Alors que l’on anticipe une rentrée sociale tonitruante, on oublie souvent que la question sociale n’a pas épargné le monde de la recherche scientifique depuis l’époque moderne. Qu’il s’agisse de l’opposition entre travail manuel et travail intellectuel, entre le loisir lettré et le labeur de l’âge classique ou d’une division disciplinaire entre travail littéraire et travail scientifique, la réflexion sur les conditions et la légitimité du travail intellectuel n’a cessé de se poser pour les élites anciennes, magistrats, médecins ou religieux.

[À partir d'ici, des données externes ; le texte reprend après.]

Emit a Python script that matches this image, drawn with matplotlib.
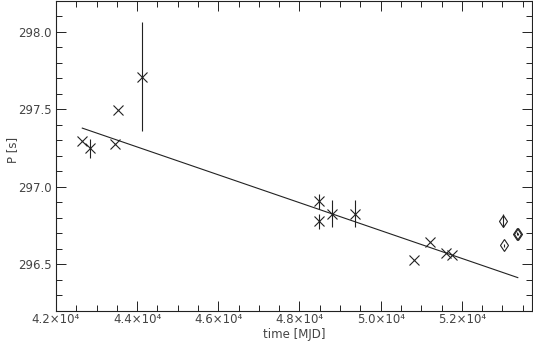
import numpy as np
import matplotlib
matplotlib.use("Agg")
import matplotlib.pyplot as plt
from matplotlib.ticker import MultipleLocator, FuncFormatter

# crosses: period measurements
t_x = [42640, 42837, 43460, 43526, 44125, 48474, 48474, 48801, 49377,
       50813, 51206, 51600, 51765]
p_x = [297.293, 297.248, 297.276, 297.496, 297.710, 296.906, 296.778,
       296.827, 296.827, 296.530, 296.647, 296.575, 296.562]
e_x = [0.0, 0.062, 0.0, 0.0, 0.353, 0.049, 0.050, 0.087, 0.087,
       0.0, 0.0, 0.0, 0.0]

# diamonds: recent measurements
t_d = [53010, 53052, 53370, 53390]
p_d = [296.782, 296.622, 296.699, 296.696]
e_d = [0.040, 0.008, 0.008, 0.008]

# linear fit line (endpoints)
t_fit = [42648, 53380]
p_fit = [297.378, 296.415]

plt.rcParams.update({"font.family": "DejaVu Sans", "font.size": 8.5})
fig = plt.figure(figsize=(5.33, 3.46), dpi=100)
ax = fig.add_axes([56 / 533, 35 / 346, 476 / 533, 310.5 / 346])

ink = "#222222"
txt = "#444444"
ax.errorbar(t_x, p_x, yerr=e_x, fmt="x", color=ink, ms=7, mew=0.8,
            elinewidth=0.8, capsize=0)
ax.errorbar(t_d, p_d, yerr=e_d, fmt="d", color=ink, mfc="none", ms=6.5,
            mew=0.8, elinewidth=0.8, capsize=0)
ax.plot(t_fit, p_fit, color=ink, lw=0.8)

ax.set_xlim(42000, 53730)
ax.set_ylim(296.2, 298.2)
ax.xaxis.set_major_locator(MultipleLocator(2000))
ax.xaxis.set_minor_locator(MultipleLocator(500))
ax.yaxis.set_major_locator(MultipleLocator(0.5))
ax.yaxis.set_minor_locator(MultipleLocator(0.1))
ax.xaxis.set_major_formatter(FuncFormatter(lambda v, p: f"{v/1e4:.1f}×10⁴"))
ax.yaxis.set_major_formatter(FuncFormatter(lambda v, p: f"{v:.1f}"))
ax.tick_params(which="both", direction="in", top=True, right=True,
               colors=ink, labelcolor=txt, width=0.7)
ax.tick_params(which="major", length=7)
ax.tick_params(which="minor", length=4)
ax.tick_params(axis="y", which="major", pad=3)
ax.tick_params(axis="x", which="major", pad=1.5)
for s in ax.spines.values():
    s.set_linewidth(0.8)
    s.set_color(ink)

ax.set_xlabel("time [MJD]", color=txt)
ax.xaxis.set_label_coords(0.5, -0.055)
ax.set_ylabel("P [s]", color=txt)
ax.yaxis.set_label_coords(-0.078, 0.52)

fig.savefig("out.png", dpi=100)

Si l’Ancien Régime réfléchit sur la place à donner à cette catégorie de travailleurs, à partir du XIXᵉ siècle, avec l’apparition d’une revue intitulée Le Travail intellectuel, en 1847, la révolution industrielle renouvelle sa réflexion sur la visibilité juridique de ces « populations ». Après la première guerre mondiale, la CGT s’interroge ainsi sur l’opportunité de créer une Confédération des travailleurs intellectuels. La réticence de l’épistémologie à concevoir l’activité scientifique comme éminemment collective et située dans des institutions a souvent privé de toute validité une approche sociale et délégitimé les revendications en termes de conditions de travail et de revenus.
Une abondance de témoignages
Autrice d’une œuvre originale et exigeante qui dessine une véritable anthropologie des savoirs, portant aussi bien sur l’ordre matériel des savoirs, sur l’oralité savante que sur les émotions, Françoise Waquet, directrice de recherche au CNRS, se propose dans son nouvel ouvrage, Dans les coulisses de la science. Techniciens, petites mains et autres travailleurs invisibles (CNRS éditions, 352 p., 25 €), de donner un peu d’intelligibilité à l’univers des travailleurs scientifiques des XIXᵉ et XXᵉ siècles en France.
Certes, l’histoire et la sociologie des sciences se sont intéressées à ces « techniciens invisibles » que sont les assistants-domestiques de Robert Boyle au XVIIᵉ siècle, les personnels administratifs de l’université Harvard ou encore plus largement les femmes de sciences. En s’appuyant sur une abondante moisson de témoignages (biographies, enquêtes institutionnelles, images), l’historienne cherche à cerner les contours et les mutations de cette population.
Le travail, les tâches, les routines sont au cœur de la vie quotidienne de ces travailleurs « invisibles »
Dans cette description dense, elle est attentive tant aux aides-naturalistes du Muséum qu’aux « garçons de laboratoire », aux techniciennes de la laverie d’un laboratoire de biologie qu’aux gestionnaires de laboratoires ou aux collaborateurs locaux des sciences de terrain dans les empires, sans parler des doctorants, qui sont dans un entre-deux. Sans ignorer la précarisation de la recherche actuelle, elle souligne combien le travail, les tâches, les routines sont au cœur de la vie quotidienne de ces travailleurs. La création du statut de collaborateur technique au CNRS en 1952 participe à la fonctionnarisation de ces personnels, qui passent de 680 en 1948 à 13 500 en 2015, même si on observe aujourd’hui une diminution dans le recrutement.